I suppose it’s an unwritten social contract in ways. It’s fine to say you’re doing well. Sure don’t we all love that? And if we don’t love that you’re doing well, we’ll at least love to talk shite about you posting about your good life. Everyone gets something from that.

However, if you post some real, honest, heartfelt feelings, feeling that may not be positive? Well, then things get awkward for people. It’s almost as if honesty online causes ostracization. People only want you to be funny, or hold certain opinions, or to look a certain way. Anything outside of that is taboo.

Which is why we all have these artificial versions of ourselves online. And this is why, a person might appear, to everyone else around them, to be doing perfectly fine, when they’re actually drowning. And that’s an awfully scary precedent to set.

We’ve created an illusion of ‘the good life’ so strong that you can’t even see the red flags of mental struggle, because so many people have been conditioned not to show them online.
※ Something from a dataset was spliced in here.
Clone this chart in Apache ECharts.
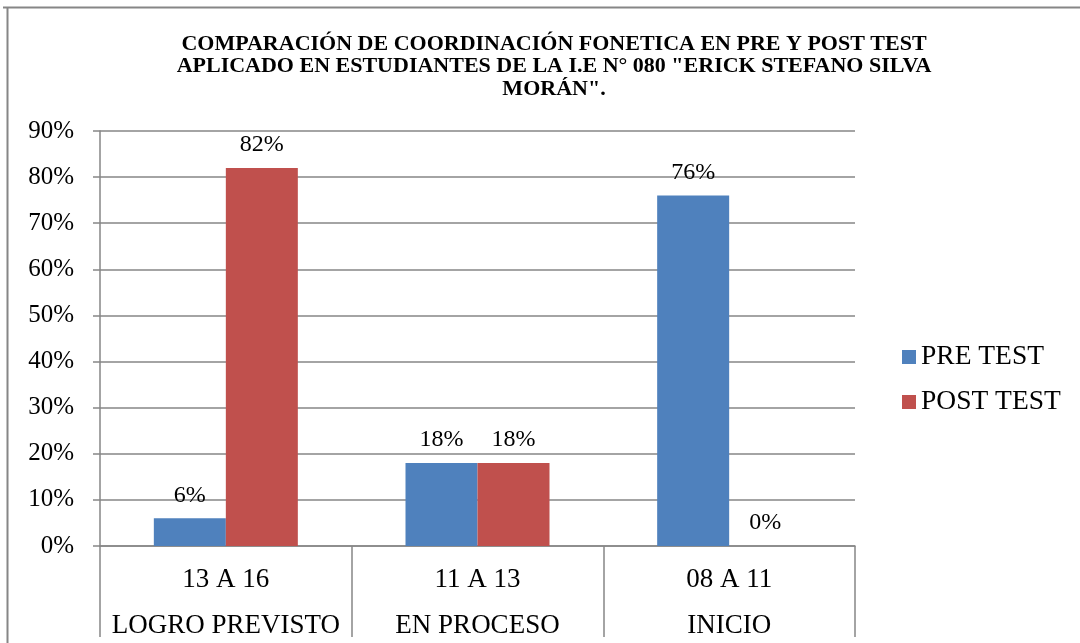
<!DOCTYPE html>
<html>
<head>
<meta charset="utf-8">
<script src="https://cdn.jsdelivr.net/npm/echarts@6/dist/echarts.min.js"></script>
<style>
html,body{margin:0;padding:0;background:#fff;}
#chart{width:1080px;height:643px;}
</style>
</head>
<body>
<div id="chart"></div>
<script>
const rangeLabels = ["13 A 16", "11 A 13", "08 A 11"];
const groupLabels = ["LOGRO PREVISTO", "EN PROCESO", "INICIO"];
const preTest = [6, 18, 76];
const postTest = [82, 18, 0];
const seriesNames = ["PRE TEST", "POST TEST"];
const titleText = "COMPARACIÓN DE COORDINACIÓN FONETICA EN PRE Y POST TEST\nAPLICADO EN ESTUDIANTES DE LA I.E N° 080 \"ERICK STEFANO SILVA\nMORÁN\".";

const FONT = "'Liberation Serif', 'Times New Roman', serif";
const chart = echarts.init(document.getElementById('chart'));
const categories = rangeLabels.map((r, i) => r + "|" + groupLabels[i]);

const option = {
  animation: false,
  backgroundColor: '#ffffff',
  title: {
    text: titleText,
    left: 549,
    textAlign: 'center',
    top: 28,
    textStyle: {
      fontFamily: FONT,
      fontWeight: 'bold',
      fontSize: 22,
      lineHeight: 22.5,
      color: '#000'
    }
  },
  legend: {
    orient: 'vertical',
    left: 897,
    top: 338,
    itemWidth: 14,
    itemHeight: 14,
    itemGap: 17,
    icon: 'rect',
    textStyle: { fontFamily: FONT, fontSize: 27.5, color: '#000' },
    data: seriesNames
  },
  grid: { left: 100, right: 225, top: 131, bottom: 97, containLabel: false },
  xAxis: {
    type: 'category',
    data: categories,
    axisLine: { show: true, lineStyle: { color: '#868686', width: 1.5 } },
    axisTick: { show: true, length: 91, lineStyle: { color: '#868686', width: 1.5 } },
    axisLabel: {
      margin: 11,
      formatter: function (v) {
        const p = v.split('|');
        return '{a|' + p[0] + '}\n{b|' + p[1] + '}';
      },
      rich: {
        a: { fontFamily: FONT, fontSize: 27, color: '#000', lineHeight: 46 },
        b: { fontFamily: FONT, fontSize: 27, color: '#000', lineHeight: 46 }
      }
    }
  },
  yAxis: {
    type: 'value',
    min: 0,
    max: 90,
    interval: 10,
    axisLine: { show: true, lineStyle: { color: '#868686', width: 1.5 } },
    axisTick: { show: true, length: 7, lineStyle: { color: '#868686', width: 1.5 } },
    splitLine: { show: true, lineStyle: { color: '#868686', width: 1.5 } },
    axisLabel: {
      margin: 26,
      formatter: '{value}%',
      fontFamily: FONT,
      fontSize: 25,
      color: '#000'
    }
  },
  series: [
    {
      name: seriesNames[0],
      type: 'bar',
      data: preTest,
      barWidth: 72,
      barGap: '0%',
      itemStyle: { color: '#4F81BD' },
      label: { show: true, position: 'top', distance: 11, formatter: '{c}%', fontFamily: FONT, fontSize: 24, color: '#000' }
    },
    {
      name: seriesNames[1],
      type: 'bar',
      data: postTest,
      barWidth: 72,
      itemStyle: { color: '#C0504D' },
      label: { show: true, position: 'top', distance: 11, formatter: '{c}%', fontFamily: FONT, fontSize: 24, color: '#000' }
    }
  ],
  graphic: [
    { type: 'line', shape: { x1: 3, y1: 7.5, x2: 1080, y2: 7.5 }, style: { stroke: '#868686', lineWidth: 2 } },
    { type: 'line', shape: { x1: 7.5, y1: 7, x2: 7.5, y2: 643 }, style: { stroke: '#868686', lineWidth: 2 } }
  ]
};
chart.setOption(option);
</script>
</body>
</html>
The online world wants a certain version of you, and that version of you is not allowed to be imperfect.

At a certain point it becomes impossible for so many people to speak up about how they’re feeling at all, because the online world has made them believe that not feeling happy or not living the perfect life has some sort of negative connotation attached to it.

It makes people feel like there’s something wrong with them for feeling sad or lonely. So instead, we pretend we’re not sad, or that we’re not lonely. We fake this idea that we are happy in the hope that if we fake it long enough that it will become true.

There are good aspects to using social media. But there are many pitfalls. We forget that everyone we interact with on here is a person too. Instead, we hurl abuse at people who don’t share our values, and we’re reassured by our echo chambers that what we’re doing is the right thing to be doing.

Deep down we know this isn’t true of course, but the serotonin is too readily available to give up, and so we convince ourselves that it’s okay to dehumanize other people once the likes keep rolling in.

Your mental health is affected by social media. It’s corrupting the way you view interactions with other people. In the same way that porn damages how people view sex, social media distorts how people feel about interacting with others.

We stop treating people like people, and instead we few them as opportunities to get some fleeting validation from our online peers. You can’t be honest and you have to be hostile. It’s very, very bad.